PTAB / Federal Circuit / Obviousness
Obviousness at the PTAB: Use common sense with care.
On August 10, 2016, in Arendi v. Apple et al., the Federal Circuit reversed a final written decision in which the PTAB held that claims were unpatentable as obvious, finding that the PTAB had improperly relied on common sense to fill a gap in the primary prior art reference.
The court acknowledged that, post-KSR, common sense has a role in the obviousness inquiry, but also spelled out “three caveats … in applying ‘common sense’”: (1) common sense typically provides a motivation to combine and does not fill in missing claim limitations; (2) when common sense is used to fill in a missing limitation, it has always involved “unusually simple” limitations in which the technology is “particularly straightforward”; and (3) in any context, common sense “cannot be used as a wholesale substitute for reasoned analysis and evidentiary support.”
In reversing the PTAB’s finding of obviousness, the Federal Circuit emphasized that common sense should not be used as a substitute for missing claim limitations that “play[] a major role in the subject matter claimed.” The court found that substantial evidence did not support the PTAB’s reliance on common sense to fill an “important limitation” in the claims. The court also noted that “[t]he use of common sense does not require a specific hint or suggestion in a particular reference, only a reasoned explanation that avoids conclusory generalizations.”

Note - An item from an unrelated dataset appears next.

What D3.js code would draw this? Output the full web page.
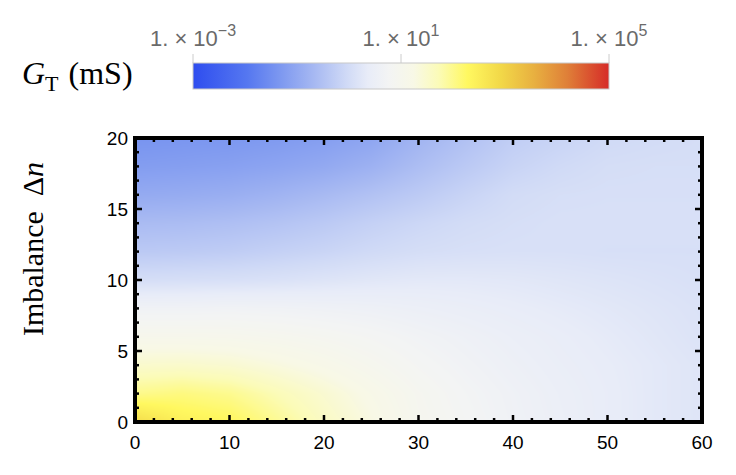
<!DOCTYPE html>
<html>
<head>
<meta charset="utf-8">
<script src="https://cdn.jsdelivr.net/npm/d3@7"></script>
<style>
  body { margin: 0; background: #fff; }
  svg { display: block; }
</style>
</head>
<body>
<div id="chart"></div>
<script>
// ---------- data ----------
// grid positions (x 0..60, y imbalance 20..0, top row first)
const xGrid = [0, 5, 10, 15, 20, 25, 30, 35, 40, 45, 50, 55, 60];
const yGrid = [20, 18, 16, 14, 12, 10, 8, 6, 4, 2, 0];
// log10 of G_T (mS)
const logG = [
  [-1.40, -1.37, -1.34, -1.28, -1.20, -1.06, -0.76, -0.52, -0.28, -0.16, -0.04, 0.00, 0.04],
  [-1.22, -1.19, -1.15, -1.08, -0.98, -0.82, -0.58, -0.36, -0.16, -0.04, 0.04, 0.06, 0.06],
  [-0.96, -0.93, -0.88, -0.78, -0.65, -0.50, -0.34, -0.16, 0.00, 0.06, 0.08, 0.08, 0.08],
  [-0.62, -0.60, -0.55, -0.47, -0.36, -0.22, -0.10, 0.00, 0.06, 0.10, 0.10, 0.10, 0.10],
  [-0.36, -0.34, -0.30, -0.22, -0.14, -0.04, 0.04, 0.08, 0.10, 0.10, 0.08, 0.08, 0.08],
  [0.04, 0.06, 0.08, 0.12, 0.18, 0.24, 0.28, 0.28, 0.26, 0.22, 0.18, 0.14, 0.10],
  [0.64, 0.64, 0.66, 0.64, 0.60, 0.56, 0.50, 0.44, 0.38, 0.32, 0.26, 0.20, 0.14],
  [1.06, 1.06, 1.04, 0.98, 0.90, 0.80, 0.68, 0.58, 0.48, 0.40, 0.32, 0.24, 0.16],
  [1.50, 1.52, 1.46, 1.32, 1.16, 0.98, 0.80, 0.66, 0.54, 0.44, 0.36, 0.28, 0.20],
  [2.00, 2.08, 1.98, 1.72, 1.46, 1.18, 0.92, 0.74, 0.60, 0.48, 0.38, 0.28, 0.20],
  [2.84, 2.44, 2.32, 1.96, 1.60, 1.28, 0.96, 0.78, 0.62, 0.50, 0.38, 0.28, 0.20]
];

// colour map (fraction along bar -> colour)
const cmapPos = [0, 0.13, 0.21, 0.29, 0.37, 0.42, 0.47, 0.53, 0.59, 0.66, 0.74, 0.82, 0.90, 1];
const cmapCol = ["#2e4def", "#5577f0", "#7d98f0", "#a6b8f2", "#d0daf6", "#e8ecf8", "#f3f4f4",
                 "#f8f8e6", "#fbfbb8", "#fff860", "#f2d848", "#e8b040", "#df7f38", "#d62b28"];
const cbarDomain = [1e-3, 1e5];
const cbarTicks = [1e-3, 1e1, 1e5];

const xTicks = [0, 10, 20, 30, 40, 50, 60];
const yTicks = [0, 5, 10, 15, 20];

// ---------- layout ----------
const W = 736, H = 475;
const plot = { left: 135, right: 702, top: 138, bottom: 422 };
const bar = { left: 193, right: 609, top: 63, bottom: 89 };

const svg = d3.select("#chart").append("svg")
  .attr("width", W).attr("height", H)
  .attr("viewBox", `0 0 ${W} ${H}`);

const x = d3.scaleLinear().domain([0, 60]).range([plot.left, plot.right]);
const y = d3.scaleLinear().domain([0, 20]).range([plot.bottom, plot.top]);

const lo = Math.log10(cbarDomain[0]), hi = Math.log10(cbarDomain[1]);
const color = d3.scaleLinear()
  .domain(cmapPos.map(t => lo + t * (hi - lo)))
  .range(cmapCol)
  .clamp(true);

// ---------- heatmap (smooth shading between grid values) ----------
const pw = plot.right - plot.left, ph = plot.bottom - plot.top;
const cv = document.createElement("canvas");
cv.width = pw; cv.height = ph;
const ctx = cv.getContext("2d");
const img = ctx.createImageData(pw, ph);
const xi = d3.scaleLinear().domain(d3.extent(xGrid)).range([0, xGrid.length - 1]).clamp(true);
const yi = d3.scaleLinear().domain([yGrid[0], yGrid[yGrid.length - 1]]).range([0, yGrid.length - 1]).clamp(true);
const nxm = xGrid.length - 1, nym = yGrid.length - 1;
for (let py = 0; py < ph; py++) {
  const fy = yi(y.invert(plot.top + py + 0.5));
  const j0 = Math.min(Math.floor(fy), nym - 1), ty = fy - j0;
  for (let px = 0; px < pw; px++) {
    const fx = xi(x.invert(plot.left + px + 0.5));
    const i0 = Math.min(Math.floor(fx), nxm - 1), tx = fx - i0;
    const v = (1 - ty) * ((1 - tx) * logG[j0][i0] + tx * logG[j0][i0 + 1]) +
              ty * ((1 - tx) * logG[j0 + 1][i0] + tx * logG[j0 + 1][i0 + 1]);
    const c = d3.rgb(color(v));
    const k = (py * pw + px) * 4;
    img.data[k] = c.r; img.data[k + 1] = c.g; img.data[k + 2] = c.b; img.data[k + 3] = 255;
  }
}
ctx.putImageData(img, 0, 0);

svg.append("image")
  .attr("href", cv.toDataURL())
  .attr("preserveAspectRatio", "none")
  .attr("x", plot.left).attr("y", plot.top)
  .attr("width", pw).attr("height", ph);

// ---------- frame ticks ----------
const tickG = svg.append("g").attr("stroke", "#000").attr("stroke-width", 2.5);
d3.range(0, 61, 2).forEach(v => {
  const len = v % 10 === 0 ? 7 : 4;
  tickG.append("line").attr("x1", x(v)).attr("x2", x(v)).attr("y1", plot.bottom).attr("y2", plot.bottom - len);
  tickG.append("line").attr("x1", x(v)).attr("x2", x(v)).attr("y1", plot.top).attr("y2", plot.top + len);
});
d3.range(0, 21, 1).forEach(v => {
  const len = v % 5 === 0 ? 7 : 4;
  tickG.append("line").attr("y1", y(v)).attr("y2", y(v)).attr("x1", plot.left).attr("x2", plot.left + len);
  tickG.append("line").attr("y1", y(v)).attr("y2", y(v)).attr("x1", plot.right).attr("x2", plot.right - len);
});

svg.append("rect")
  .attr("x", plot.left).attr("y", plot.top)
  .attr("width", pw).attr("height", ph)
  .attr("fill", "none").attr("stroke", "#000").attr("stroke-width", 4);

// tick labels
svg.append("g").selectAll("text").data(xTicks).join("text")
  .attr("x", d => x(d)).attr("y", plot.bottom + 27)
  .attr("text-anchor", "middle")
  .attr("font-family", "Liberation Sans, Arial, sans-serif")
  .attr("font-size", 19)
  .text(d => d);

svg.append("g").selectAll("text").data(yTicks).join("text")
  .attr("x", plot.left - 7).attr("y", d => y(d) + 7)
  .attr("text-anchor", "end")
  .attr("font-family", "Liberation Sans, Arial, sans-serif")
  .attr("font-size", 19)
  .text(d => d);

// y axis title
const yTitle = svg.append("text")
  .attr("transform", `translate(43, 249) rotate(-90)`)
  .attr("text-anchor", "middle")
  .attr("font-family", "Liberation Serif, Times New Roman, serif")
  .attr("font-size", 30);
yTitle.append("tspan").text("Imbalance\u2002\u0394");
yTitle.append("tspan").attr("font-style", "italic").text("n");

// ---------- colour bar ----------
const defs = svg.append("defs");
const grad = defs.append("linearGradient").attr("id", "cbarGrad")
  .attr("x1", "0%").attr("x2", "100%").attr("y1", "0%").attr("y2", "0%");
cmapPos.forEach((t, i) => {
  grad.append("stop").attr("offset", t * 100 + "%").attr("stop-color", cmapCol[i]);
});

const cbx = d3.scaleLog().domain(cbarDomain).range([bar.left, bar.right]);

svg.append("g").selectAll("line").data(cbarTicks).join("line")
  .attr("x1", d => cbx(d)).attr("x2", d => cbx(d))
  .attr("y1", bar.top - 9).attr("y2", bar.top)
  .attr("stroke", "#ccc").attr("stroke-width", 1);

svg.append("rect")
  .attr("x", bar.left).attr("y", bar.top)
  .attr("width", bar.right - bar.left).attr("height", bar.bottom - bar.top)
  .attr("fill", "url(#cbarGrad)")
  .attr("stroke", "#c8c8c8").attr("stroke-width", 1);

const cbLabels = svg.append("g").selectAll("text").data(cbarTicks).join("text")
  .attr("x", d => cbx(d)).attr("y", 46)
  .attr("text-anchor", "middle")
  .attr("font-family", "Liberation Sans, Arial, sans-serif")
  .attr("font-size", 22)
  .attr("fill", "#6a6a6a");
cbLabels.append("tspan").text("1. \u00d7 10");
cbLabels.append("tspan")
  .attr("font-size", 16).attr("dy", -10)
  .text(d => String(Math.round(Math.log10(d))).replace("-", "\u2212"));

// colour bar title  G_T (mS)
const cbTitle = svg.append("text")
  .attr("x", 22).attr("y", 84)
  .attr("font-family", "Liberation Serif, Times New Roman, serif")
  .attr("font-size", 32);
cbTitle.append("tspan").attr("font-style", "italic").text("G");
cbTitle.append("tspan").attr("font-size", 22).attr("dy", 7).text("T");
cbTitle.append("tspan").attr("dy", -7).attr("dx", 10).text("(mS)");
</script>
</body>
</html>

Notably, the primary prior art reference here did disclose the missing limitation (as discussed at oral argument), but the PTAB refused to consider that part of the reference because it was not cited in the petition. At oral argument, the panel made a clear distinction between evidence relied on by the Board (can be used as a basis to affirm) and evidence merely in the record (not necessarily helpful to an appellee seeking to establish substantial evidence supporting the PTAB’s final written decision).
The takeaway? Whenever possible, petitioners should (1) include prior art that discloses all challenged claim limitations (unless they are “unusually simple”), (2) carefully cite to all relevant portions of the prior art, and (3) only argue common sense when necessary, and usually only as a reason to combine references.